As the last sentence in this paragraph suggests, a possible workaround is for the grandparent or other third party to give the money to the parents, who can then use to the money to pay the college bills without having to report it as cash support on the FAFSA. There is no similar question about cash support for parents on the FAFSA because the definition of “Untaxed income and benefits” in the Higher Education Act of 1965 [20 USC 1087vv(b)(1)(F)] is restricted to funds paid to the student or on the student’s behalf, and does not include funds paid to the student’s parents:

(F) cash support or any money paid on the student’s behalf, except, for dependent students, funds provided by the student’s parents;

Cash support provided to or on behalf of the student will reduce need-based aid eligibility by up to half of the amount of the support. Some colleges, however, will treat a direct payment by the grandparent or another third party to the college to pay for tuition as a resource, instead of cash support. This is a harsher treatment, which reduces need-based aid dollar for dollar. This interpretation is a consequence of the IRS gift tax rules for qualified transfers. Since the gift tax exclusion depends on the funds being restricted for tuition, the colleges argue that the payment satisfies the requirements to be considered a resource.
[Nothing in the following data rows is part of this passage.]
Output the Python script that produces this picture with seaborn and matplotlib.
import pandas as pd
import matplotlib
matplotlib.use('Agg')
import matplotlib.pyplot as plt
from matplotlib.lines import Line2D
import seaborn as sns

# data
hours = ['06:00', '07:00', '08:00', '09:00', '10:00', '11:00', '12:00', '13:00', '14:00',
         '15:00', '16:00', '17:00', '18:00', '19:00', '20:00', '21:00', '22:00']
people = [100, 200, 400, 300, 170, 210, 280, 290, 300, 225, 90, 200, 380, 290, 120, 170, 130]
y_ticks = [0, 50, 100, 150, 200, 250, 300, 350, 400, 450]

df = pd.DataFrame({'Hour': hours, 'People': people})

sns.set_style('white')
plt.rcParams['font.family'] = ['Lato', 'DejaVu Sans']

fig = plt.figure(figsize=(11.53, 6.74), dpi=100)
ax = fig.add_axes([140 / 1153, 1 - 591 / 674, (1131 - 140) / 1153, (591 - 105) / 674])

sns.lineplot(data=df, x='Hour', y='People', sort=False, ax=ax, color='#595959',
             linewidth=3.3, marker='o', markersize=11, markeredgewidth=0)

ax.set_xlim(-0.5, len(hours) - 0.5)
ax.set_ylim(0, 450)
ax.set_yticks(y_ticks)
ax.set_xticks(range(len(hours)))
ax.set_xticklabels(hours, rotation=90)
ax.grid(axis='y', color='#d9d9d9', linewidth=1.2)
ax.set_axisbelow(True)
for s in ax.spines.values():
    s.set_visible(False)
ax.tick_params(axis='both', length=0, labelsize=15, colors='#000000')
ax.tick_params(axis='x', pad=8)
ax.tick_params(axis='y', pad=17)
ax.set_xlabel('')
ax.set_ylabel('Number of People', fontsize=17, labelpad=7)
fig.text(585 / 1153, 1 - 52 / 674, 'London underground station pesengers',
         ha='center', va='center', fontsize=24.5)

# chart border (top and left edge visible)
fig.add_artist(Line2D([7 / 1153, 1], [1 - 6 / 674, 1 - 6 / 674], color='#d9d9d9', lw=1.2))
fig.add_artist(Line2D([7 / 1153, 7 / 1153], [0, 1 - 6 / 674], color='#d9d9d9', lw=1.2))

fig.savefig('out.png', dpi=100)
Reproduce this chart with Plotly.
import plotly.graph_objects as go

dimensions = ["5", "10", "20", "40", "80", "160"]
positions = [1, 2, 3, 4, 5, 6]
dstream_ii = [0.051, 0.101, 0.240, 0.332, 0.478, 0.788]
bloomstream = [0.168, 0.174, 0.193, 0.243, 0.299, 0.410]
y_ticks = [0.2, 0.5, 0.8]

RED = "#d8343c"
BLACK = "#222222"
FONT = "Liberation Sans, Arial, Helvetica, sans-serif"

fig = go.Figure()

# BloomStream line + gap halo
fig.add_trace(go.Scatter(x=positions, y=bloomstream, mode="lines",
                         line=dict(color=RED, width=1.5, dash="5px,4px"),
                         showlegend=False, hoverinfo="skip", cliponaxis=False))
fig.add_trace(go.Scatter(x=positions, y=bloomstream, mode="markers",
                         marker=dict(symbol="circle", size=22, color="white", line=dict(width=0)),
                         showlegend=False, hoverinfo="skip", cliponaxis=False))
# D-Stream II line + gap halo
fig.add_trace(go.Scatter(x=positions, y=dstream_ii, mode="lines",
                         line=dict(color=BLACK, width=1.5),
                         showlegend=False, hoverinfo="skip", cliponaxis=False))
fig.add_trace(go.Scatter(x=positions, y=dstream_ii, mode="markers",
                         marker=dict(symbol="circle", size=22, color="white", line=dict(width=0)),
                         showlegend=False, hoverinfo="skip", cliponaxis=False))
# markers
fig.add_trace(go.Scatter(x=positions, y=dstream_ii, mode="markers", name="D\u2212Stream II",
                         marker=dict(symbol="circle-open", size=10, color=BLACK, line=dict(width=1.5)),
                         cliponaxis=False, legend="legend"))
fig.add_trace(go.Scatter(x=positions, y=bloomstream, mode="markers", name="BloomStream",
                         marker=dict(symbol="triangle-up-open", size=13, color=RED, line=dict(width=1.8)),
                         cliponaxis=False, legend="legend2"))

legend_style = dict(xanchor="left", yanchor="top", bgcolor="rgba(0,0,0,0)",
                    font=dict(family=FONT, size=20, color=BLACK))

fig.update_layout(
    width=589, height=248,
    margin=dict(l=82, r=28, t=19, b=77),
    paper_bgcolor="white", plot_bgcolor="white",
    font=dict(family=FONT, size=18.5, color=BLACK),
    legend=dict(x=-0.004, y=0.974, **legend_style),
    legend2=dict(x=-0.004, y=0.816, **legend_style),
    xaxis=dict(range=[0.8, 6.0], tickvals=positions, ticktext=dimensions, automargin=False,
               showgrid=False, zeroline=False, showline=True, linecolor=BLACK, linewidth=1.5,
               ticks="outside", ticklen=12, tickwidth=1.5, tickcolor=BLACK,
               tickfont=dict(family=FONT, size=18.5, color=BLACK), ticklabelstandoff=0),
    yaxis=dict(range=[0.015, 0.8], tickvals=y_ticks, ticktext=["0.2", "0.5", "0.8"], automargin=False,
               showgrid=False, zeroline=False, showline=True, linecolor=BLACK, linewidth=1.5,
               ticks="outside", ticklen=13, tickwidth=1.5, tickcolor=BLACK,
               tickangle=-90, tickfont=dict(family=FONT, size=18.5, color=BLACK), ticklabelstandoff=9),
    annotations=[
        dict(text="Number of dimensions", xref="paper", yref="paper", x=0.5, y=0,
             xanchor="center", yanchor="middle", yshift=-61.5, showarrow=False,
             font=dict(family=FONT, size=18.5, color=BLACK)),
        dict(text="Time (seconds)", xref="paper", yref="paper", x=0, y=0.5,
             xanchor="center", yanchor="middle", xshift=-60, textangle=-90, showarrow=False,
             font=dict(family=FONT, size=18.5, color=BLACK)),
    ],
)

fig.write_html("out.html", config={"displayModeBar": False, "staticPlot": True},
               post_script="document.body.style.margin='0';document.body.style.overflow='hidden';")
The regulations at 34 CFR 673.5(c)(1)(xiii) specify that resources (also described as “estimated financial assistance”) include “Any educational benefits paid because of enrollment in a postsecondary education institution, or to cover postsecondary education expenses.” However, a payment by a grandparent or other relative is not considered an educational benefit, and as such is not considered a resource. Instead, it should be treated as cash support.